The Honorable Risa Vetri Ferman, C’87, talks about how the events on May 13, 1985 and her time at the Netter Center changed her perspective on the importance of civic engagement and community.
"Community service became my purpose in life after my experiences with Netter. I came to fully realize how fortunate I was in my own life and was drawn to professional work that would give me the opportunity to share my good fortune with others and to improve the community we all share."
At 5:38 PM on May 13, 1985, the City of Philadelphia dropped a bomb on the MOVE headquarters on Osage Avenue in West Philadelphia. As a Penn sophomore, Judge Risa Vetri Ferman was both shocked and forever changed. “This chaotic and catastrophic event opened my eyes to the great divide between law enforcement, the City government and the people who lived in West Philadelphia,” Judge Ferman said. As a result of this event, she decided to stay in West Philadelphia that summer and work with the West Philadelphia Improvement Corps (WEPIC), a program that would develop into the Netter Center for Community Partnerships’ university-assisted community school program.
Judge Ferman worked on multiple projects that summer. First with WEPIC and the Anti-Grafitti Network, she helped clean up the graffiti littered throughout West Philadelphia and paint murals. The university students collaborated with neighborhood children, which helped foster a partnership between Penn and West Philadelphia. She discovered that children responded positively when the young adults demonstrated genuine interest in them. After all, children were the heart of the community and to impact social change, it was important to rally around them. Judge Ferman also tutored at the Center for Literacy. It became clear to her that quality education was not accessible to all. “I was shocked to learn that many adults could not read, which limited their options in so many other aspects of life,” Judge Ferman said. “Having so many opportunities in my own life, I felt a responsibility to serve the community and to give back to those who were less fortunate.”

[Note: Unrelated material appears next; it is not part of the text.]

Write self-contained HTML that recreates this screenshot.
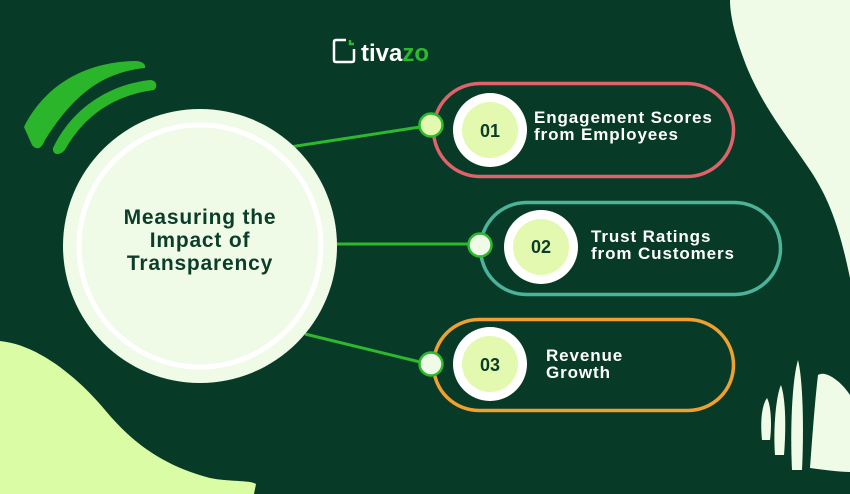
<!DOCTYPE html>
<html><head><meta charset="utf-8"><style>
body{margin:0;width:850px;height:494px;overflow:hidden;background:#073b27;font-family:"Liberation Sans",sans-serif}
svg{position:absolute;left:0;top:0}
</style></head><body>
<svg width="850" height="494" viewBox="0 0 850 494">
<rect width="850" height="494" fill="#073b27"/>
<path d="M730 0 L850 0 L850 278 C840 230 830 200 810 170 C790 140 765 110 748 70 C738 45 730 20 730 0 Z" fill="#effbe6"/>
<path d="M762 440 C760 420 762 405 767 398 C771 405 772 425 770 440 Z" fill="#effbe6"/>
<path d="M775 455 C773 430 776 395 781 385 C786 400 786 430 784 455 Z" fill="#effbe6"/>
<path d="M792 470 C790 430 792 380 798 360 C803 380 804 430 802 470 Z" fill="#effbe6"/>
<path d="M818 375 C825 370 840 380 850 395 L850 472 C840 472 825 470 810 468 C812 440 815 400 818 375 Z" fill="#effbe6"/>
<path d="M0 341 C40 345 80 380 105 410 C130 440 160 465 210 478 C230 482 250 480 256 484 L254 494 L0 494 Z" fill="#d9fca4"/>
<!-- green arcs -->
<path d="M24 127 C45 85 85 62 135 61 C142 61 146 64 145 68 C105 72 75 92 45 140 C41 150 36 150 32 145 Z" fill="#2bb52b"/>
<path d="M53 148 C70 112 105 85 150 80 C157 80 158 87 154 90 C115 95 85 115 66 148 C62 156 52 156 53 148 Z" fill="#2bb52b"/>
<line x1="290" y1="147" x2="420" y2="127" stroke="#2eb82e" stroke-width="3"/>
<line x1="330" y1="244" x2="468" y2="244" stroke="#2eb82e" stroke-width="3"/>
<line x1="305" y1="334" x2="420" y2="362" stroke="#2eb82e" stroke-width="3"/>
<circle cx="200" cy="246" r="137" fill="#effbe6"/>
<circle cx="200" cy="246" r="121" fill="none" stroke="#ffffff" stroke-width="5"/>
<g font-family="Liberation Sans" font-weight="bold" font-size="21" letter-spacing="0.8" fill="#0b3d2a" text-anchor="middle">
<text x="200" y="224">Measuring the</text>
<text x="200" y="247">Impact of</text>
<text x="200" y="270">Transparency</text></g>
<rect x="433.5" y="83.5" width="300" height="93" rx="46.5" fill="none" stroke="#e0626a" stroke-width="3.5"/>
<rect x="480.5" y="202.5" width="300" height="92" rx="46" fill="none" stroke="#4cb39a" stroke-width="3.5"/>
<rect x="433.5" y="319.5" width="300" height="91" rx="45.5" fill="none" stroke="#f0a030" stroke-width="3.5"/>
<circle cx="490" cy="130" r="37" fill="#fff"/><circle cx="490" cy="130" r="28" fill="#e2f9af"/>
<circle cx="541" cy="247" r="37" fill="#fff"/><circle cx="541" cy="247" r="28" fill="#e2f9af"/>
<circle cx="490" cy="364" r="37" fill="#fff"/><circle cx="490" cy="364" r="28" fill="#e2f9af"/>
<g font-family="Liberation Sans" font-weight="bold" font-size="18" fill="#0b3d2a" text-anchor="middle">
<text x="490" y="137">01</text><text x="541" y="253">02</text><text x="490" y="371">03</text></g>
<circle cx="431" cy="125" r="11.5" fill="#e2f9af" stroke="#2eb82e" stroke-width="2.5"/>
<circle cx="480" cy="245" r="11.5" fill="#effbe6" stroke="#2eb82e" stroke-width="2.5"/>
<circle cx="431" cy="364" r="11.5" fill="#effbe6" stroke="#2eb82e" stroke-width="2.5"/>
<g font-family="Liberation Sans" font-weight="bold" font-size="17" letter-spacing="0.9" fill="#fff">
<text x="534" y="123">Engagement Scores</text><text x="534" y="140">from Employees</text>
<text x="591" y="242">Trust Ratings</text><text x="591" y="259">from Customers</text>
<text x="546" y="361">Revenue</text><text x="546" y="378">Growth</text></g>
<path d="M346 40 L336 40 Q334 40 334 42 L334 60 Q334 62 336 62 L352 62 Q354 62 354 60 L354 49" fill="none" stroke="#fff" stroke-width="2.5"/>
<path d="M350 40 L350 44 L354 44" fill="none" stroke="#2eb82e" stroke-width="2.5"/>
<text x="361" y="61" font-family="Liberation Sans" font-weight="bold" font-size="24" fill="#fff">tiva<tspan fill="#2eb82e">zo</tspan></text>
</svg>
</body></html>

“The Netter Center helped me build the foundation of my own life,” Judge Ferman reflected. Her work and time spent with Penn professors and administrators such as Ira Harkavy and President Sheldon Hackney really cemented her belief that institutions have a responsibility to partner with their communities and work together. “I discovered that big problems can be most effectively tackled by people with the courage and vision to see beyond what exists and think about what could be. Most importantly, I found out that I was a person who wanted to be part of creating solutions and had the capacity to be a problem solver,” Judge Ferman said.
For the last twenty five years, Judge Ferman has served in the justice system. For twenty three of those years, she worked as a local prosecutor, serving in every capacity from an Assistant District Attorney to the twice elected District Attorney of her county. She is now serving as a Trial Judge on the Montgomery County Court of Common Pleas and plans to serve this Court for many years to come.
Since her time at Penn and the Netter Center, Judge Ferman has dedicated her life to improving the communities around her by working collaboratively with all parties. “Over the years, my focus has been building partnerships and creating stakeholder teams to work together to solve problems. The more individual stakeholders who are working together to tackle any problem, the more likely it is that you will be able to identify and implement a solution,” Judge Ferman said.